PROBLEM REQUIREMENTS: Reproduce each line bearing the word "with".

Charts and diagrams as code
--------------------------------
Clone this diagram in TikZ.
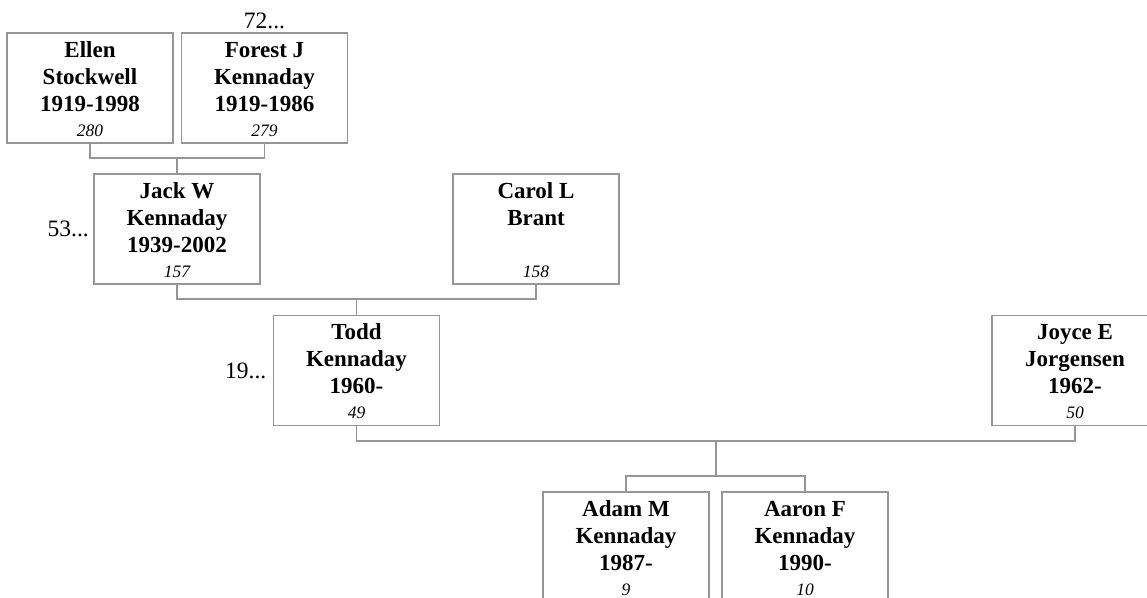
\documentclass[tikz,border=0pt]{standalone}
\usepackage{fontspec}
\setmainfont{Liberation Serif}
\definecolor{boxgray}{RGB}{150,150,150}
\newcommand\pln[1]{\hbox to 166pt{\hss\smash{#1}\hss}}
\newcommand\pcard[4]{\vbox to 110pt{\offinterlineskip\hsize=166pt
  \kern24pt\pln{\bfseries\fontsize{23}{27}\selectfont #1}%
  \kern27pt\pln{\bfseries\fontsize{23}{27}\selectfont #2}%
  \kern27pt\pln{\bfseries\fontsize{23}{27}\selectfont #3}%
  \kern25pt\pln{\itshape\fontsize{17.5}{20}\selectfont #4}%
  \vss}}
\tikzset{
  person/.style={draw=boxgray, line width=1.2pt, rectangle, inner sep=0pt, outer sep=0pt,
    minimum width=166pt, minimum height=110pt, fill=white},
  link/.style={draw=boxgray, line width=1.2pt},
  more/.style={inner sep=0pt, font=\fontsize{23.5}{26}\selectfont}
}
\begin{document}
\begin{tikzpicture}[x=1pt,y=-1pt]
\clip (0,0) rectangle (1147,597);
\fill[white] (0,0) rectangle (1147,597);
% connectors
\coordinate (c1) at (177,158);
\coordinate (c2) at (356.5,299);
\coordinate (c3) at (716,441);
\coordinate (c4) at (716,476);
% people
\node[person] (ellen)  at (90,88)    {\pcard{Ellen}{Stockwell}{1919-1998}{280}};
\node[person] (forest) at (264.5,88) {\pcard{Forest J}{Kennaday}{1919-1986}{279}};
\node[person] (jack)   at (177,229)  {\pcard{Jack W}{Kennaday}{1939-2002}{157}};
\node[person] (carol)  at (536,229)  {\pcard{Carol L}{Brant}{}{158}};
\node[person] (todd)   at (356.5,370.5) {\pcard{Todd}{Kennaday}{1960-}{49}};
\node[person] (joyce)  at (1075,370.5)  {\pcard{Joyce E}{Jorgensen}{1962-}{50}};
\node[person] (adam)   at (626,547)  {\pcard{Adam M}{Kennaday}{1987-}{9}};
\node[person] (aaron)  at (805,547)  {\pcard{Aaron F}{Kennaday}{1990-}{10}};
% lines
\draw[link] (ellen.south) |- (c1) -| (forest.south);
\draw[link] (c1) -- (jack.north);
\draw[link] (jack.south) |- (c2) -| (carol.south);
\draw[link] (c2) -- (todd.north);
\draw[link] (todd.south) |- (c3) -| (joyce.south);
\draw[link] (c3) -- (c4);
\draw[link] (adam.north) |- (c4) -| (aaron.north);
% continuation labels
\node[more, anchor=base] (m72) at ([yshift=5pt]forest.north) {72...};
\node[more, anchor=east] (m53) at ([xshift=-5pt]jack.west) {53...};
\node[more, anchor=east] (m19) at ([xshift=-7pt]todd.west) {19...};
\end{tikzpicture}
\end{document}
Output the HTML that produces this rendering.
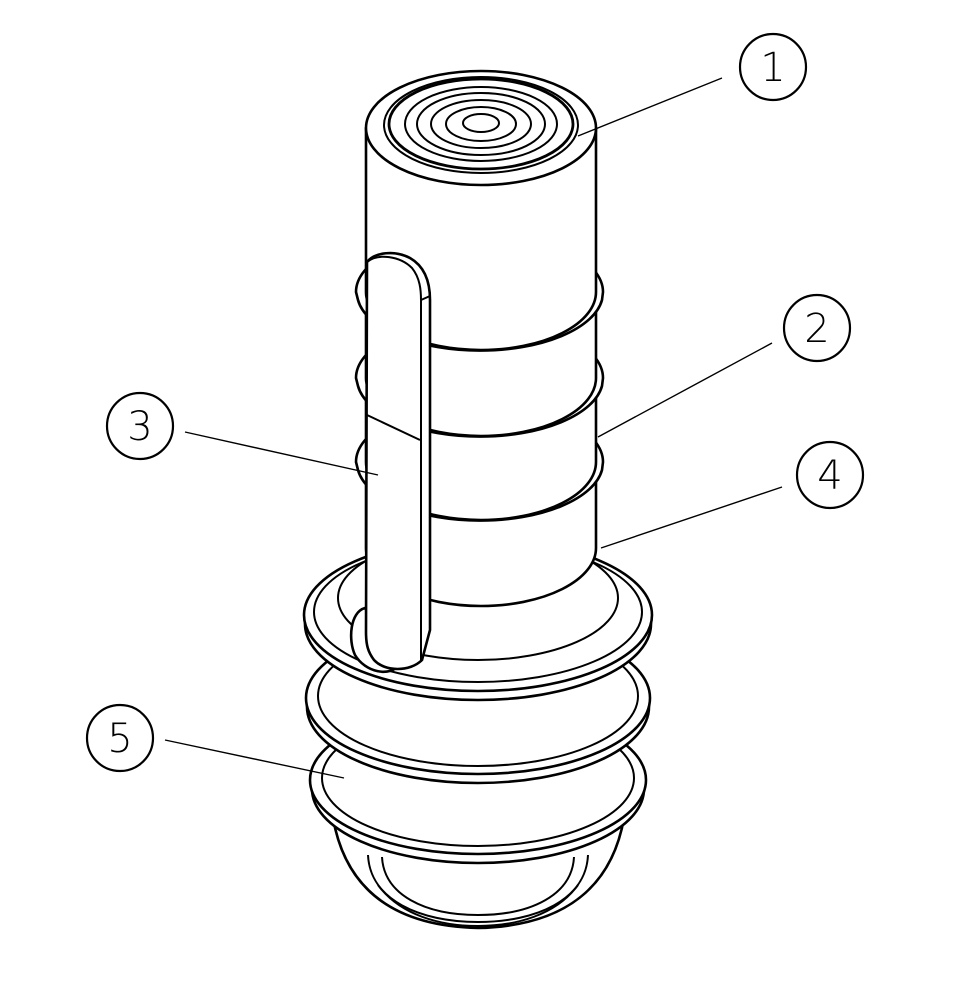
<!DOCTYPE html>
<html><head><meta charset="utf-8"><style>
html,body{margin:0;padding:0;background:#fff;}
svg{display:block;}
text{font-family:"DejaVu Sans","Liberation Sans",sans-serif;font-size:40px;font-weight:200;}
</style></head><body>
<svg width="973" height="993" viewBox="0 0 973 993" xmlns="http://www.w3.org/2000/svg">
<g fill="#fff" stroke="#000" stroke-width="2.6" stroke-linejoin="round">
  <!-- dome -->
  <path d="M333,818 C345,886 390,926 478,928 C566,926 612,886 624,818 Z"/>
  <path d="M368,855 C370,900 420,922 478,922 C536,922 586,900 588,855" fill="none" stroke-width="2"/>
  <path d="M382,857 C384,895 425,915 478,915 C531,915 572,895 574,857" fill="none" stroke-width="2"/>
  <path d="M378,885 C400,915 440,926 478,926 C516,926 556,915 578,885" fill="none" stroke-width="2"/>
  <!-- flange 3 -->
  <ellipse cx="478" cy="789" rx="166" ry="74"/>
  <ellipse cx="478" cy="780" rx="168" ry="74"/>
  <ellipse cx="478" cy="778" rx="156" ry="68" fill="none" stroke-width="2"/>
  <!-- flange 2 -->
  <ellipse cx="478" cy="707" rx="171" ry="76"/>
  <ellipse cx="478" cy="698" rx="172" ry="76"/>
  <ellipse cx="478" cy="696" rx="160" ry="70" fill="none" stroke-width="2"/>
  <!-- flange 1 -->
  <ellipse cx="478" cy="624" rx="173" ry="76"/>
  <ellipse cx="478" cy="615" rx="174" ry="76"/>
  <ellipse cx="478" cy="612" rx="164" ry="70" fill="none" stroke-width="2"/>
  <ellipse cx="478" cy="598" rx="140" ry="62" fill="none" stroke-width="2"/>
  <!-- lower cylinder segment -->
  <path d="M366,462 L366,548 A115,58 0 0 0 596,548 L596,462 Z"/>
  <!-- ring 3 -->
  <path d="M356,462 L358,470 A123,58 0 0 0 602,470 L603,462 A123,58 0 0 0 356,462 Z"/>
  <path d="M366,378 L366,462 A115,58 0 0 0 596,462 L596,378 Z"/>
  <!-- ring 2 -->
  <path d="M356,378 L358,386 A123,58 0 0 0 602,386 L603,378 A123,58 0 0 0 356,378 Z"/>
  <path d="M366,292 L366,378 A115,58 0 0 0 596,378 L596,292 Z"/>
  <!-- ring 1 -->
  <path d="M356,292 L358,300 A123,58 0 0 0 602,300 L603,292 A123,58 0 0 0 356,292 Z"/>
  <!-- top cylinder -->
  <path d="M366,128 L366,292 A115,58 0 0 0 596,292 L596,128 Z"/>
  <ellipse cx="481" cy="128" rx="115" ry="57"/>
  <g fill="none" stroke-width="2">
    <ellipse cx="481" cy="125" rx="97" ry="48"/>
    <ellipse cx="481" cy="124" rx="92" ry="45" stroke-width="2.8"/>
    <ellipse cx="481" cy="124" rx="76" ry="37"/>
    <ellipse cx="481" cy="124" rx="64" ry="31"/>
    <ellipse cx="481" cy="124" rx="50" ry="24"/>
    <ellipse cx="481" cy="124" rx="35" ry="17"/>
    <ellipse cx="481" cy="123" rx="18" ry="9"/>
  </g>
  <!-- handle foot -->
  <path d="M365,608 C350,612 348,640 355,655 C365,672 390,678 400,664 Z"/>
  <!-- handle -->
  <path d="M367,262 C375,252 395,250 410,258 C424,266 430,280 430,300 L430,630 L422,660 C410,672 385,672 374,660 C368,652 366,645 366,632 Z"/>
  <path d="M367,262 C378,253 400,256 412,268 C420,278 421,290 421,300 L421,662" fill="none" stroke-width="2"/>
  <line x1="421" y1="300" x2="430" y2="296" stroke-width="2"/>
  <line x1="367" y1="415" x2="420" y2="440" stroke-width="2"/>
</g>
<!-- leaders -->
<g stroke="#000" stroke-width="1.4" fill="none">
  <line x1="722" y1="78" x2="578" y2="136"/>
  <line x1="772" y1="343" x2="598" y2="437"/>
  <line x1="185" y1="432" x2="378" y2="475"/>
  <line x1="782" y1="487" x2="601" y2="548"/>
  <line x1="165" y1="740" x2="344" y2="778"/>
</g>
<g stroke="#000" stroke-width="2.2" fill="#fff">
  <circle cx="773" cy="67" r="33"/>
  <circle cx="817" cy="328" r="33"/>
  <circle cx="140" cy="426" r="33"/>
  <circle cx="830" cy="475" r="33"/>
  <circle cx="120" cy="738" r="33"/>
</g>
<g text-anchor="middle" fill="#000">
  <text x="773" y="81">1</text>
  <text x="817" y="342">2</text>
  <text x="140" y="440">3</text>
  <text x="830" y="489">4</text>
  <text x="120" y="752">5</text>
</g>
</svg>
</body></html>
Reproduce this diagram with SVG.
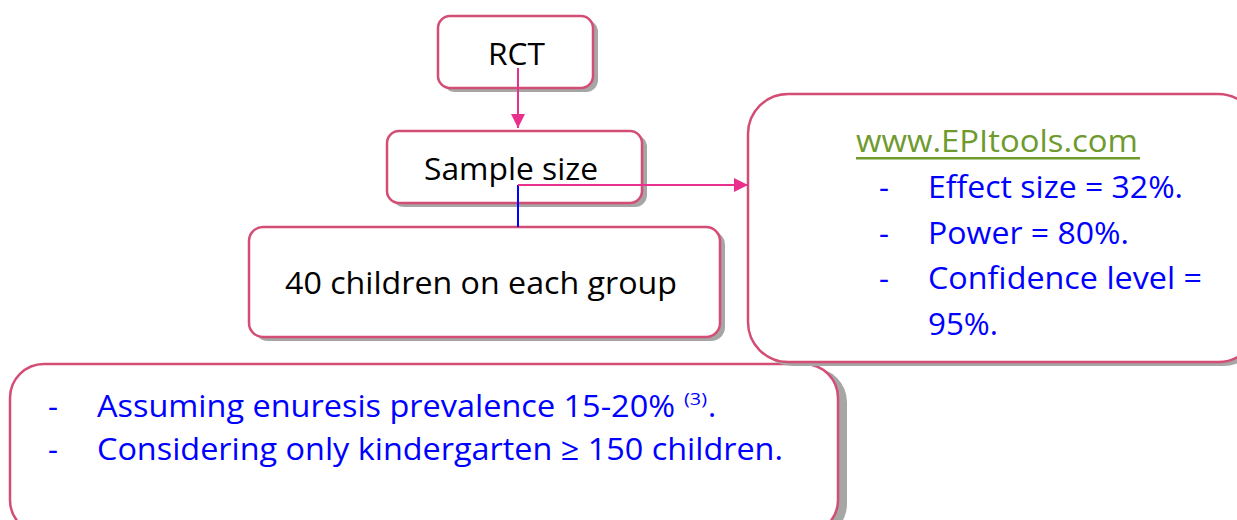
<svg xmlns="http://www.w3.org/2000/svg" width="1237" height="520" viewBox="0 0 1237 520">
<style>
.box{fill:#fff;stroke:#d44d74;stroke-width:2.5}
.sh{fill:#a6a6a6}
.t{font-family:"Open Sans","Noto Sans","Liberation Sans",sans-serif;font-size:31px}
.k{fill:#000}
.b{fill:#0000ff}
.g{fill:#6f9a2e}
</style>
<defs>
<marker id="ah" viewBox="0 0 10 10" refX="10" refY="5" markerWidth="5" markerHeight="5" orient="auto" markerUnits="userSpaceOnUse">
<path d="M0,0 L10,5 L0,10 z" fill="#e8308c"/>
</marker>
<marker id="ah2" viewBox="0 0 10 10" refX="10" refY="5" markerWidth="14" markerHeight="14" orient="auto" markerUnits="userSpaceOnUse">
<path d="M0,0 L10,5 L0,10 z" fill="#e8308c"/>
</marker>
</defs>
<g id="node-bottom">
<rect class="sh" x="15" y="368" width="832" height="170" rx="34"/>
<rect class="box" x="10" y="364" width="828" height="170" rx="34"/>
<text class="t b" x="48" y="417">-</text>
<text class="t b" x="97" y="417" textLength="578" lengthAdjust="spacingAndGlyphs">Assuming enuresis prevalence 15-20%</text>
<text class="t b" x="684" y="405" style="font-size:17px" textLength="23" lengthAdjust="spacingAndGlyphs">(3)</text>
<text class="t b" x="708" y="417">.</text>
<text class="t b" x="48" y="460">-</text>
<text class="t b" x="97" y="460" textLength="686" lengthAdjust="spacingAndGlyphs">Considering only kindergarten ≥ 150 children.</text>
</g>
<g id="node-epi">
<rect class="sh" x="753" y="98" width="510" height="268" rx="40"/>
<rect class="box" x="748" y="94" width="510" height="268" rx="40"/>
<text class="t g" x="856" y="152" textLength="282" lengthAdjust="spacingAndGlyphs">www.EPItools.com</text>
<rect x="856" y="157" width="284" height="2.5" fill="#6f9a2e"/>
<text class="t b" x="879" y="198">-</text>
<text class="t b" x="928" y="198" textLength="255" lengthAdjust="spacingAndGlyphs">Effect size = 32%.</text>
<text class="t b" x="879" y="244">-</text>
<text class="t b" x="928" y="244" textLength="201" lengthAdjust="spacingAndGlyphs">Power = 80%.</text>
<text class="t b" x="879" y="289">-</text>
<text class="t b" x="928" y="289" textLength="274" lengthAdjust="spacingAndGlyphs">Confidence level =</text>
<text class="t b" x="928" y="335" textLength="70" lengthAdjust="spacingAndGlyphs">95%.</text>
</g>
<g id="node-children">
<rect class="sh" x="254" y="231" width="471" height="110" rx="14"/>
<rect class="box" x="249" y="227" width="471" height="110" rx="14"/>
<text class="t k" x="285" y="294" textLength="392" lengthAdjust="spacingAndGlyphs">40 children on each group</text>
</g>
<g id="node-sample">
<rect class="sh" x="392" y="135" width="255" height="72" rx="12"/>
<rect class="box" x="387" y="131" width="255" height="72" rx="12"/>
<text class="t k" x="424" y="180" textLength="174" lengthAdjust="spacingAndGlyphs">Sample size</text>
</g>
<g id="node-rct">
<rect class="sh" x="443" y="20" width="155" height="72" rx="12"/>
<rect class="box" x="438" y="16" width="155" height="72" rx="12"/>
<text class="t k" x="488" y="65" textLength="57" lengthAdjust="spacingAndGlyphs">RCT</text>
</g>
<g id="connectors">
<line x1="518" y1="68" x2="518" y2="128" stroke="#e8308c" stroke-width="2" marker-end="url(#ah2)"/>
<line x1="518" y1="185" x2="518" y2="227" stroke="#0000ff" stroke-width="2"/>
<line x1="518" y1="185" x2="748" y2="185" stroke="#e8308c" stroke-width="2" marker-end="url(#ah2)"/>
</g>
</svg>
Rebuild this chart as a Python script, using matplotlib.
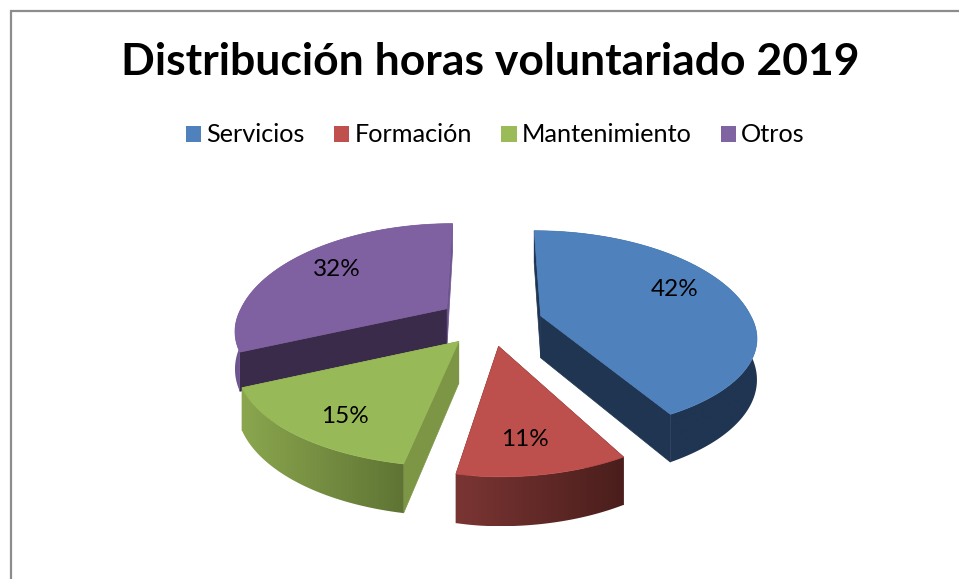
# -*- coding: utf-8 -*-
"""Distribucion de horas de voluntariado 2019, exploded 3D pie."""

import numpy as np
import matplotlib
matplotlib.use("Agg")
import matplotlib.pyplot as plt
from matplotlib.colors import to_rgb
from matplotlib.patches import Patch, Polygon

plt.rcParams["font.family"] = ["Lato", "DejaVu Sans"]

title = "Distribución horas voluntariado 2019"
categories = ["Servicios", "Formación", "Mantenimiento", "Otros"]
values = [42, 11, 15, 32]

top_colors = ["#4f81bd", "#bd4f4c", "#98b957", "#7f60a0"]
legend_colors = ["#4f81bd", "#c0504d", "#9bbb59", "#8064a2"]
rim_left = ["#1f3552", "#7a3533", "#8aa64e", "#6e5590"]
rim_right = ["#1f3552", "#4a1e1c", "#5f7434", "#6e5590"]
cut_start = ["#1f3552", "#5a2523", "#7d9646", "#3b2b4a"]
cut_end = ["#1f3552", "#5a2523", "#7d9646", "#6e5590"]

# layout tweaks per slice
front_scale = [0.89, 1.0, 0.96, 0.90]
left_scale = [1.0, 0.88, 1.03, 0.98]
depth_scale = [0.93, 0.93, 0.93, 0.85]
label_radius = [0.62, 0.72, 0.80, 0.60]
label_dx = [13, -2, 11, -14]
label_dy = [-11, 7, 3, -8]

# projection of the pie plane, in pixels
CX, CY = 490.5, 322
RX, RY = 210, 103
PERSPECTIVE = 0.21
LEAN = 0.13
EXPLODE = 0.24
DEPTH = 42


def rim_point(idx, apex, theta, r=1.0):
    """Screen position of a point on a slice with the given apex."""
    u = r * np.sin(theta)
    v = -r * np.cos(theta)
    p = 1.0 / (1.0 - PERSPECTIVE * v)
    x = apex[0] + RX * np.where(u < 0, left_scale[idx], 1.0) * u * p + (apex[0] - CX) * LEAN * v
    y = apex[1] + RY * v * p * np.where(v > 0, front_scale[idx], 1.0)
    return x, y, DEPTH * p * depth_scale[idx]


def slice_apex(mid):
    return CX + 216 * EXPLODE * np.sin(mid), CY - RY * EXPLODE * np.cos(mid)


def draw_cut(ax, idx, apex, theta, color, z):
    x, y, d = rim_point(idx, apex, theta)
    quad = [(apex[0], apex[1]), (x, y), (x, y + d), (apex[0], apex[1] + DEPTH)]
    ax.add_patch(Polygon(quad, closed=True, facecolor=color, edgecolor=color, lw=0.5, zorder=z))


def draw_slice(ax, idx, start, end, z):
    mid = (start + end) / 2
    apex = slice_apex(mid)
    thetas = np.linspace(start, end, 120)

    draw_cut(ax, idx, apex, end, cut_end[idx], z)
    draw_cut(ax, idx, apex, start, cut_start[idx], z + 1)

    # outer wall, shaded from left to right
    x, y, d = rim_point(idx, apex, thetas)
    y_low = y + d
    wall = list(zip(x, y)) + list(zip(x[::-1], y_low[::-1]))
    shade = np.linspace(0, 1, 64)[:, None]
    c0, c1 = np.array(to_rgb(rim_left[idx])), np.array(to_rgb(rim_right[idx]))
    grad = (c0 + (c1 - c0) * shade)[None, :, :]
    im = ax.imshow(grad, extent=[x.min(), x.max(), y_low.max(), y.min()], aspect="auto",
                   interpolation="bilinear", zorder=z + 2)
    im.set_clip_path(Polygon(wall, closed=True, transform=ax.transData))

    outline = [apex] + list(zip(x, y))
    ax.add_patch(Polygon(outline, closed=True, facecolor=top_colors[idx],
                         edgecolor=top_colors[idx], lw=0.5, zorder=z + 3))


def main():
    fig = plt.figure(figsize=(9.59, 5.79), dpi=100)
    ax = fig.add_axes([0, 0, 1, 1])
    ax.axis("off")

    # chart frame, cut off by the screenshot on the right and bottom
    ax.plot([10.5, 10.5, 959], [579, 11, 11], color="#8c8c8c", lw=1.6, solid_joinstyle="miter")

    bounds = np.concatenate([[0], np.cumsum(values)]) / np.sum(values) * 2 * np.pi

    for order, idx in enumerate([3, 0, 2, 1]):
        draw_slice(ax, idx, bounds[idx], bounds[idx + 1], 10 * (order + 1))

    ax.set_xlim(0, 959)
    ax.set_ylim(579, 0)

    for idx, val in enumerate(values):
        mid = (bounds[idx] + bounds[idx + 1]) / 2
        x, y, _ = rim_point(idx, slice_apex(mid), mid, label_radius[idx])
        ax.text(x + label_dx[idx], y + label_dy[idx], f"{val}%", ha="center", va="center",
                fontsize=17.5, color="black", zorder=100)

    ax.text(490, 62, title, ha="center", va="center", fontsize=32, fontweight="bold", color="black")

    handles = [Patch(facecolor=c, edgecolor="none", label=n) for c, n in zip(legend_colors, categories)]
    ax.legend(handles=handles, ncol=4, loc="center", bbox_to_anchor=(495.5 / 959, 1 - 135 / 579),
              frameon=False, fontsize=18.2, handlelength=0.6, handleheight=0.6,
              handletextpad=0.2, columnspacing=1.17)

    fig.savefig("out.png", dpi=100)
    plt.close(fig)


if __name__ == "__main__":
    main()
--------------------------------
EXERCISE SOLUTION:
Reproduce this diagram with SVG.
    """Screen position of a point on a slice with the given apex."""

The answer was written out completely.